*Aim*
Skip any picture you find and retype all the remaining lines exactly.

*Records for the exercise*
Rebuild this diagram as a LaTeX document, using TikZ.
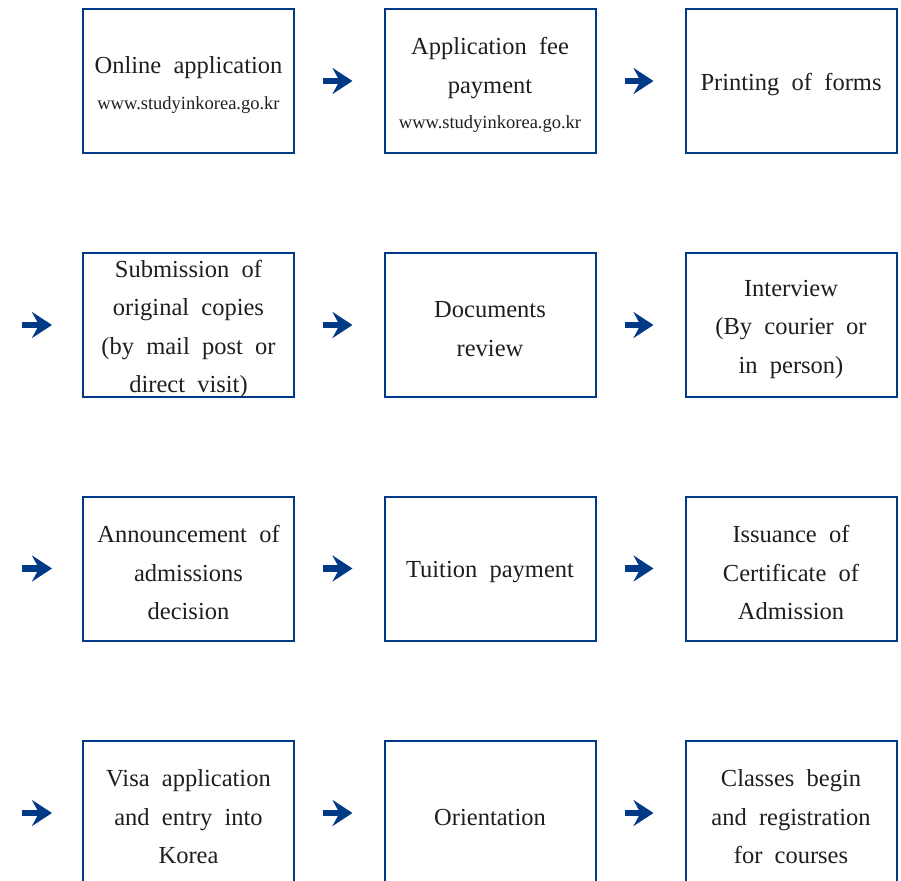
\documentclass[tikz,border=0pt]{standalone}
\usepackage{fontspec}
\setmainfont{Liberation Serif}[WordSpace=2]
\usetikzlibrary{arrows.meta}
\definecolor{navy}{RGB}{0,58,135}
\definecolor{ink}{RGB}{30,30,30}
\newcommand\urlfont{\fontsize{18.5}{22}\selectfont}
\begin{document}
\begin{tikzpicture}[x=1pt,y=1pt,
  box/.style={draw=navy, line width=2pt, minimum width=211pt, minimum height=144pt,
    inner sep=0pt},
  txt/.style={align=center, text=ink, inner sep=0pt, yshift=-4pt,
    font=\fontsize{24.5}{38.5}\selectfont},
  flow/.style={navy, line width=6.5pt, -{Stealth[length=20pt,width=26pt,inset=7pt]}}]
\useasboundingbox (0,0) rectangle (901,-880);
\clip (0,0) rectangle (901,-880);
% row 1
\node[box, label={[txt]center:{Online application\\[-2.5pt]\urlfont www.studyinkorea.go.kr}}] (a1) at (188.5,-81) {};
\node[box, label={[txt]center:{Application fee\\payment\\[-3pt]\urlfont www.studyinkorea.go.kr}}] (a2) at (490,-81) {};
\node[box, label={[txt]center:{Printing of forms}}] (a3) at (791,-81) {};
% row 2
\node[box, label={[txt]center:{Submission of\\original copies\\(by mail post or\\direct visit)}}] (b1) at (188.5,-325) {};
\node[box, label={[txt]center:{Documents\\review}}] (b2) at (490,-325) {};
\node[box, label={[txt]center:{Interview\\(By courier or\\in person)}}] (b3) at (791,-325) {};
% row 3
\node[box, label={[txt]center:{Announcement of\\admissions\\decision}}] (c1) at (188.5,-568.5) {};
\node[box, label={[txt]center:{Tuition payment}}] (c2) at (490,-568.5) {};
\node[box, label={[txt]center:{Issuance of\\Certificate of\\Admission}}] (c3) at (791,-568.5) {};
% row 4
\node[box, label={[txt]center:{Visa application\\and entry into\\Korea}}] (d1) at (188.5,-813) {};
\node[box, label={[txt]center:{Orientation}}] (d2) at (490,-813) {};
\node[box, label={[txt]center:{Classes begin\\and registration\\for courses}}] (d3) at (791,-813) {};
% left start points
\coordinate (sb) at (22,-325);
\coordinate (sc) at (22,-568.5);
\coordinate (sd) at (22,-813);
% arrows
\draw[flow] ([xshift=28pt]a1.east) -- ([xshift=-31pt]a2.west);
\draw[flow] ([xshift=28pt]a2.east) -- ([xshift=-31pt]a3.west);
\draw[flow] (sb) -- ([xshift=-30pt]b1.west);
\draw[flow] ([xshift=28pt]b1.east) -- ([xshift=-31pt]b2.west);
\draw[flow] ([xshift=28pt]b2.east) -- ([xshift=-31pt]b3.west);
\draw[flow] (sc) -- ([xshift=-30pt]c1.west);
\draw[flow] ([xshift=28pt]c1.east) -- ([xshift=-31pt]c2.west);
\draw[flow] ([xshift=28pt]c2.east) -- ([xshift=-31pt]c3.west);
\draw[flow] (sd) -- ([xshift=-30pt]d1.west);
\draw[flow] ([xshift=28pt]d1.east) -- ([xshift=-31pt]d2.west);
\draw[flow] ([xshift=28pt]d2.east) -- ([xshift=-31pt]d3.west);
\end{tikzpicture}
\end{document}
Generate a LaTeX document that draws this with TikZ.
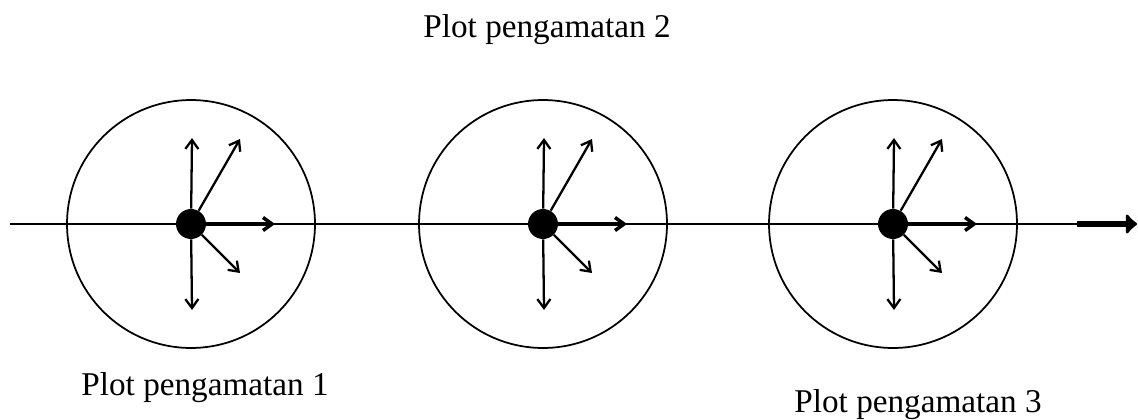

*Complete answer*
Rebuild this diagram as a LaTeX document, using TikZ.
\documentclass[tikz,border=0pt]{standalone}
\usepackage{fontspec}
\setmainfont{Liberation Serif}[WordSpace=2]
\usetikzlibrary{arrows.meta}
\definecolor{navy}{RGB}{0,58,135}
\definecolor{ink}{RGB}{30,30,30}
\newcommand\urlfont{\fontsize{18.5}{22}\selectfont}
\begin{document}
\begin{tikzpicture}[x=1pt,y=1pt,
  box/.style={draw=navy, line width=2pt, minimum width=211pt, minimum height=144pt,
    inner sep=0pt},
  txt/.style={align=center, text=ink, inner sep=0pt, yshift=-4pt,
    font=\fontsize{24.5}{38.5}\selectfont},
  flow/.style={navy, line width=6.5pt, -{Stealth[length=20pt,width=26pt,inset=7pt]}}]
\useasboundingbox (0,0) rectangle (901,-880);
\clip (0,0) rectangle (901,-880);
% row 1
\node[box, label={[txt]center:{Online application\\[-2.5pt]\urlfont www.studyinkorea.go.kr}}] (a1) at (188.5,-81) {};
\node[box, label={[txt]center:{Application fee\\payment\\[-3pt]\urlfont www.studyinkorea.go.kr}}] (a2) at (490,-81) {};
\node[box, label={[txt]center:{Printing of forms}}] (a3) at (791,-81) {};
% row 2
\node[box, label={[txt]center:{Submission of\\original copies\\(by mail post or\\direct visit)}}] (b1) at (188.5,-325) {};
\node[box, label={[txt]center:{Documents\\review}}] (b2) at (490,-325) {};
\node[box, label={[txt]center:{Interview\\(By courier or\\in person)}}] (b3) at (791,-325) {};
% row 3
\node[box, label={[txt]center:{Announcement of\\admissions\\decision}}] (c1) at (188.5,-568.5) {};
\node[box, label={[txt]center:{Tuition payment}}] (c2) at (490,-568.5) {};
\node[box, label={[txt]center:{Issuance of\\Certificate of\\Admission}}] (c3) at (791,-568.5) {};
% row 4
\node[box, label={[txt]center:{Visa application\\and entry into\\Korea}}] (d1) at (188.5,-813) {};
\node[box, label={[txt]center:{Orientation}}] (d2) at (490,-813) {};
\node[box, label={[txt]center:{Classes begin\\and registration\\for courses}}] (d3) at (791,-813) {};
% left start points
\coordinate (sb) at (22,-325);
\coordinate (sc) at (22,-568.5);
\coordinate (sd) at (22,-813);
% arrows
\draw[flow] ([xshift=28pt]a1.east) -- ([xshift=-31pt]a2.west);
\draw[flow] ([xshift=28pt]a2.east) -- ([xshift=-31pt]a3.west);
\draw[flow] (sb) -- ([xshift=-30pt]b1.west);
\draw[flow] ([xshift=28pt]b1.east) -- ([xshift=-31pt]b2.west);
\draw[flow] ([xshift=28pt]b2.east) -- ([xshift=-31pt]b3.west);
\draw[flow] (sc) -- ([xshift=-30pt]c1.west);
\draw[flow] ([xshift=28pt]c1.east) -- ([xshift=-31pt]c2.west);
\draw[flow] ([xshift=28pt]c2.east) -- ([xshift=-31pt]c3.west);
\draw[flow] (sd) -- ([xshift=-30pt]d1.west);
\draw[flow] ([xshift=28pt]d1.east) -- ([xshift=-31pt]d2.west);
\draw[flow] ([xshift=28pt]d2.east) -- ([xshift=-31pt]d3.west);
\end{tikzpicture}
\end{document}
Generate a LaTeX document that draws this with TikZ.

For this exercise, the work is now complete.